Retype the opening lines of the listing below, ending with the line that contains "plt.rcParams['font.family'] = ['Liberation", and leave out any pictures.

* * * * *

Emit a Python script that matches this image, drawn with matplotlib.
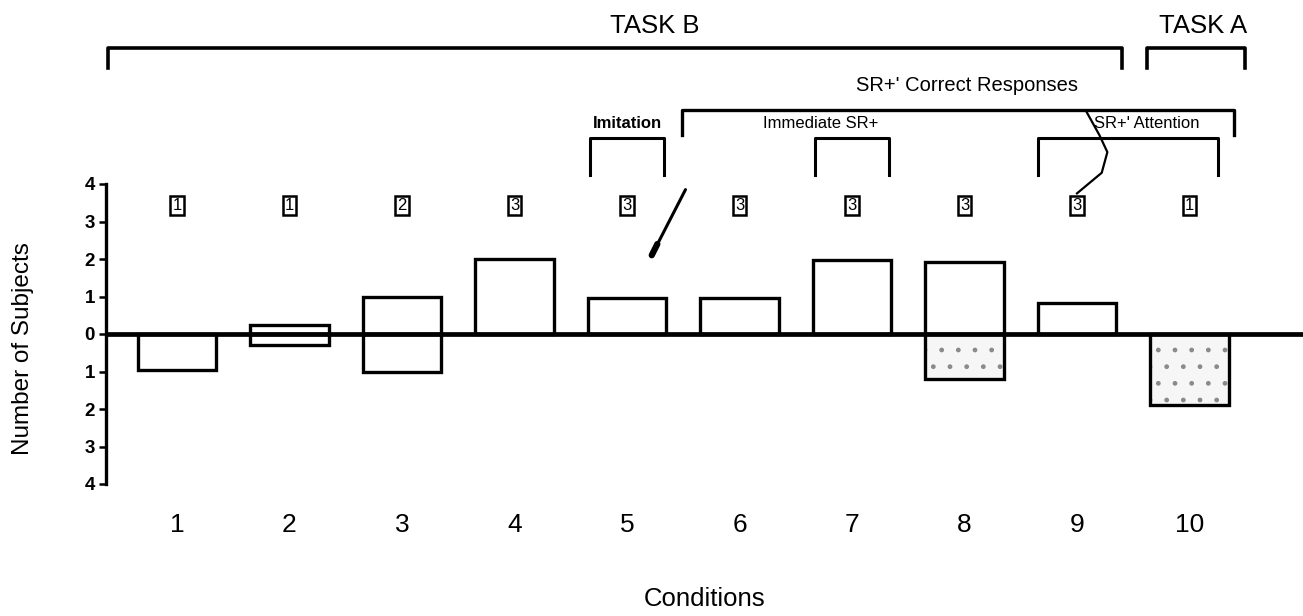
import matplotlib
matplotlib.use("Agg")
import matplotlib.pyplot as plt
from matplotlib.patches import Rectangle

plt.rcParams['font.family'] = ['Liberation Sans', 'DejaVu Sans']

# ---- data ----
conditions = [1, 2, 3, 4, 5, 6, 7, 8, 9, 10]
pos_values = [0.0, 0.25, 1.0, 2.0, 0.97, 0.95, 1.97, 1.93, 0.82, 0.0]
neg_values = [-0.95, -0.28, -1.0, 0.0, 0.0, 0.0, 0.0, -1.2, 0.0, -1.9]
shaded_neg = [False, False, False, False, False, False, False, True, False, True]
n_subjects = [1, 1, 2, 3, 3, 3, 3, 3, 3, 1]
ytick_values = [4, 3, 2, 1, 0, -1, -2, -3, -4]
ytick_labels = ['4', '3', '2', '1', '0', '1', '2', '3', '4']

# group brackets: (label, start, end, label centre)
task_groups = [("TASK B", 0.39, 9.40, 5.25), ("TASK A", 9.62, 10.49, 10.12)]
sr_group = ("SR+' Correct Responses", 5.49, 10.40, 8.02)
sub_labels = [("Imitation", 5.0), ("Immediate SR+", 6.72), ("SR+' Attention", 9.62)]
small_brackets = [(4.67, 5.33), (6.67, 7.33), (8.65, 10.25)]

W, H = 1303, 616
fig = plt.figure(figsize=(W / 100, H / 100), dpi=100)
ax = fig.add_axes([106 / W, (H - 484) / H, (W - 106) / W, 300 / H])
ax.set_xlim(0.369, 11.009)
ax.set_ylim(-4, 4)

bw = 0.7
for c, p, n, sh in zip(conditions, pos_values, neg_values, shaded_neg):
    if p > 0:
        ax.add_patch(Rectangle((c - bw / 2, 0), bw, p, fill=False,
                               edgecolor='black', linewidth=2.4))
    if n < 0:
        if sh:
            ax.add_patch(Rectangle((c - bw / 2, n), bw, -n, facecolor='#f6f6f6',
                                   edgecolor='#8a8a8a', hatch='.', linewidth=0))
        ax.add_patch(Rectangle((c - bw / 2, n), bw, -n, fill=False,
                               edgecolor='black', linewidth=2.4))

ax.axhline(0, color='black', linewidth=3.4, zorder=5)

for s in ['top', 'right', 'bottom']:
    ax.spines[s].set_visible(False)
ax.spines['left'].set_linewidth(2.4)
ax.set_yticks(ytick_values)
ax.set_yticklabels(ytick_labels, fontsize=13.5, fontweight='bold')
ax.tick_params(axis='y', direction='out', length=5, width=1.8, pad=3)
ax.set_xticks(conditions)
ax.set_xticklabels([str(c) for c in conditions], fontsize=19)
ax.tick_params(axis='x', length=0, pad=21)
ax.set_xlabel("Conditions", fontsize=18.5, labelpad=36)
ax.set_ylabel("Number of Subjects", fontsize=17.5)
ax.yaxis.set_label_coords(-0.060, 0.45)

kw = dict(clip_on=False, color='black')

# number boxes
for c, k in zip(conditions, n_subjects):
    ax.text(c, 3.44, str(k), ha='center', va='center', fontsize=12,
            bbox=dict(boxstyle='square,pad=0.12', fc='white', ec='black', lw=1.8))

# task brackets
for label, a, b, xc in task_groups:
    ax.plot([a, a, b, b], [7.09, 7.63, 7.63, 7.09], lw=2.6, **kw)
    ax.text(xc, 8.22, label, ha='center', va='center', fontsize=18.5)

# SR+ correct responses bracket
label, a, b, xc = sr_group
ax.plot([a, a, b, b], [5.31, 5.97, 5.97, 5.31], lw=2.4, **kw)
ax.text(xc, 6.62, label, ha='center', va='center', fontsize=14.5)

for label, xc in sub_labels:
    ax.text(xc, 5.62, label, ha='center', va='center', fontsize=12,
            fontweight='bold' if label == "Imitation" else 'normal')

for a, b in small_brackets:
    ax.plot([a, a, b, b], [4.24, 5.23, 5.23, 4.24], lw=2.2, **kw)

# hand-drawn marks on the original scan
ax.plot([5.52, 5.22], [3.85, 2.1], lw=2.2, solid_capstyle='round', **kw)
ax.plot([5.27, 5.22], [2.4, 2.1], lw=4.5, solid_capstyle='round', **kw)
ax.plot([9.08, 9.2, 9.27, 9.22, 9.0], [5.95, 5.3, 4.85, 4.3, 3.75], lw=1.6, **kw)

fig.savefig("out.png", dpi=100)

* * * * *

TASK RESPONSE:
Emit a Python script that matches this image, drawn with matplotlib.
import matplotlib
matplotlib.use("Agg")
import matplotlib.pyplot as plt
from matplotlib.patches import Rectangle

plt.rcParams['font.family'] = ['Liberation Sans', 'DejaVu Sans']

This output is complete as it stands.